(Source code of charts)
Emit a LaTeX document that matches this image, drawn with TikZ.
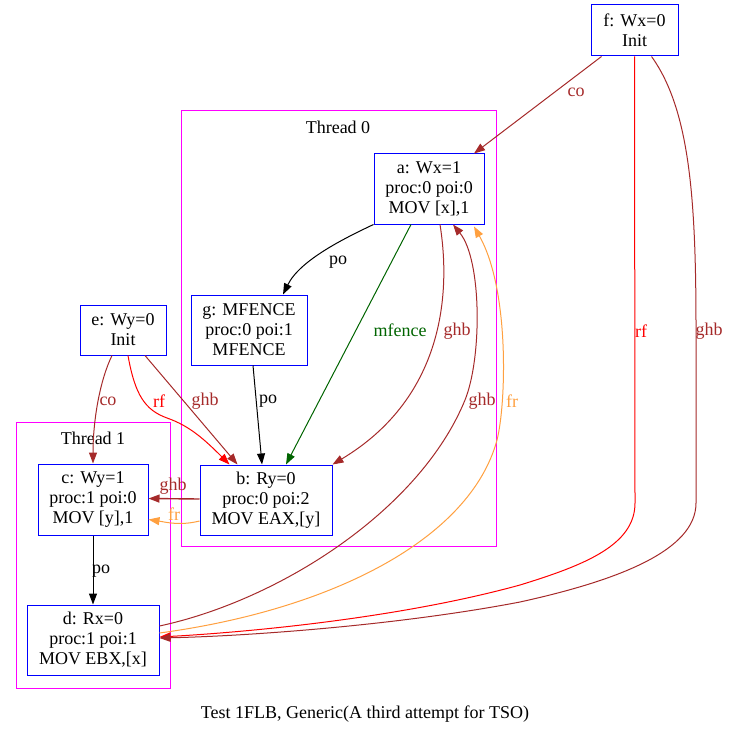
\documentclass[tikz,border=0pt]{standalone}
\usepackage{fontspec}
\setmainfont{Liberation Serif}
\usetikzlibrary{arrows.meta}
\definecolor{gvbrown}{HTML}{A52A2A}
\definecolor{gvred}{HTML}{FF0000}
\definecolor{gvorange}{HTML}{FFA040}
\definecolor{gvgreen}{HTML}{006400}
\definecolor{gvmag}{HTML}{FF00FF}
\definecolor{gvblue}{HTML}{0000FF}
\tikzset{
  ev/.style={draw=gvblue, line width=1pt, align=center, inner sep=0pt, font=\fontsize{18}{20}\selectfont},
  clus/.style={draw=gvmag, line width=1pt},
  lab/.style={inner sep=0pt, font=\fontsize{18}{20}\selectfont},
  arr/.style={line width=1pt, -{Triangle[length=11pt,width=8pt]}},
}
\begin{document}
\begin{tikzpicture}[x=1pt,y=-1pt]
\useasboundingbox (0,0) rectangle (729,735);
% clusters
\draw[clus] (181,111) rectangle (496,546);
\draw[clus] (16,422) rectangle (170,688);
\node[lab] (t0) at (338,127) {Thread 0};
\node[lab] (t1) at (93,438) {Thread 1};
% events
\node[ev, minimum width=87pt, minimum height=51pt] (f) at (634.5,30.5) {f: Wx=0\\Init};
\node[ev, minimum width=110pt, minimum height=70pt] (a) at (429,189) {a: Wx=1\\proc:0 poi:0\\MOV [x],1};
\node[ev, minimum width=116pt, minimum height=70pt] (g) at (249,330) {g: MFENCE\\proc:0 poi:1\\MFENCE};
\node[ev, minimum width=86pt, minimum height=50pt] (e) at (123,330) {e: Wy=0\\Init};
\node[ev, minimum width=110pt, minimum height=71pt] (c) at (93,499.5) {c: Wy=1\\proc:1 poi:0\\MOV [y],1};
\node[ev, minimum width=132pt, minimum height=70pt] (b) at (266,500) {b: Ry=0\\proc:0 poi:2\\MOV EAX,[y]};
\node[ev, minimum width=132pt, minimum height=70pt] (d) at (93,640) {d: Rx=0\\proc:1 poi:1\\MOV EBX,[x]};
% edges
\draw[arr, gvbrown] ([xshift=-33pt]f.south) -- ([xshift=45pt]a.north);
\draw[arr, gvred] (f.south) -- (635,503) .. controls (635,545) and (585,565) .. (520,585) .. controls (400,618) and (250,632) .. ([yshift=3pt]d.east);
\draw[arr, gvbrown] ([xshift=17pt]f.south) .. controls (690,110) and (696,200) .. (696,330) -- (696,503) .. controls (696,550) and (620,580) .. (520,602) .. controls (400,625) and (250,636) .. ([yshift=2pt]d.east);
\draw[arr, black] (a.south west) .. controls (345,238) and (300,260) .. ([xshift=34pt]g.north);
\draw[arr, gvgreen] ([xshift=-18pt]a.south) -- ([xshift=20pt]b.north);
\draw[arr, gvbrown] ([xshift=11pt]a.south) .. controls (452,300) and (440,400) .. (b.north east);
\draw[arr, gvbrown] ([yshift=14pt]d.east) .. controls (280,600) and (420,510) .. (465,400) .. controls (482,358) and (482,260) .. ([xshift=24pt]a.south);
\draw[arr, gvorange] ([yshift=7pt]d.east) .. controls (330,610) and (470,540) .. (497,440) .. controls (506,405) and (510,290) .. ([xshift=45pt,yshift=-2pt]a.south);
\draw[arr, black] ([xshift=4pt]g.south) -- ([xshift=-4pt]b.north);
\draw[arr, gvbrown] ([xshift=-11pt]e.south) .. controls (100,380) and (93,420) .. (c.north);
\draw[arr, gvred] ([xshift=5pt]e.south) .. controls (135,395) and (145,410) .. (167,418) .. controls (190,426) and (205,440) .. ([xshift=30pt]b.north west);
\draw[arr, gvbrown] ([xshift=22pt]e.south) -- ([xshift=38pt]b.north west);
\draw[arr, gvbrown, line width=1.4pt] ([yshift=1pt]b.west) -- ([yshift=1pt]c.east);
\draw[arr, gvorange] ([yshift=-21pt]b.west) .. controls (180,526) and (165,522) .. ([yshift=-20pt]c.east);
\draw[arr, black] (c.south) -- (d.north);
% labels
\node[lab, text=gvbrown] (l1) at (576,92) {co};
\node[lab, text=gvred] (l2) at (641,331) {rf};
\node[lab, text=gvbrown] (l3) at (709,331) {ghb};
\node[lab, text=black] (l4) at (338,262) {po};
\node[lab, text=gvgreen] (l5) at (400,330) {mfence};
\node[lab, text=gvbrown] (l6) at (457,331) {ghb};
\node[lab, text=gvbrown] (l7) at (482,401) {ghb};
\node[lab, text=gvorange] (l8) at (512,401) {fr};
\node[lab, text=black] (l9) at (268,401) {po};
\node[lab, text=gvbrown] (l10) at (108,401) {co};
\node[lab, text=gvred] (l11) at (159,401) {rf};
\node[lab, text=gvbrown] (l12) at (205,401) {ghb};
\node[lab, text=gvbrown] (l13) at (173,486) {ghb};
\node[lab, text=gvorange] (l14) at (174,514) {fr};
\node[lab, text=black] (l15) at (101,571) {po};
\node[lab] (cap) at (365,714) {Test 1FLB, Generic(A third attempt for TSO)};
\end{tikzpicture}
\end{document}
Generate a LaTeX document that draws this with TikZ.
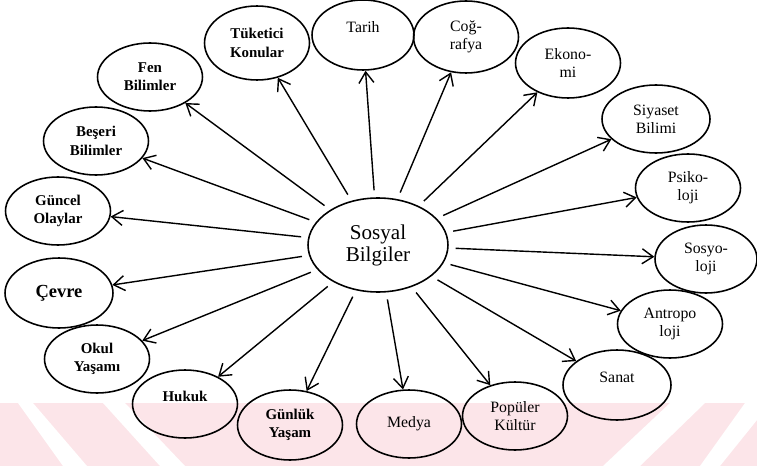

GOAL >>
Give the number of lines above in which the word "this" occurs, with nothing else.

COMPLETE RESPONSE >>
2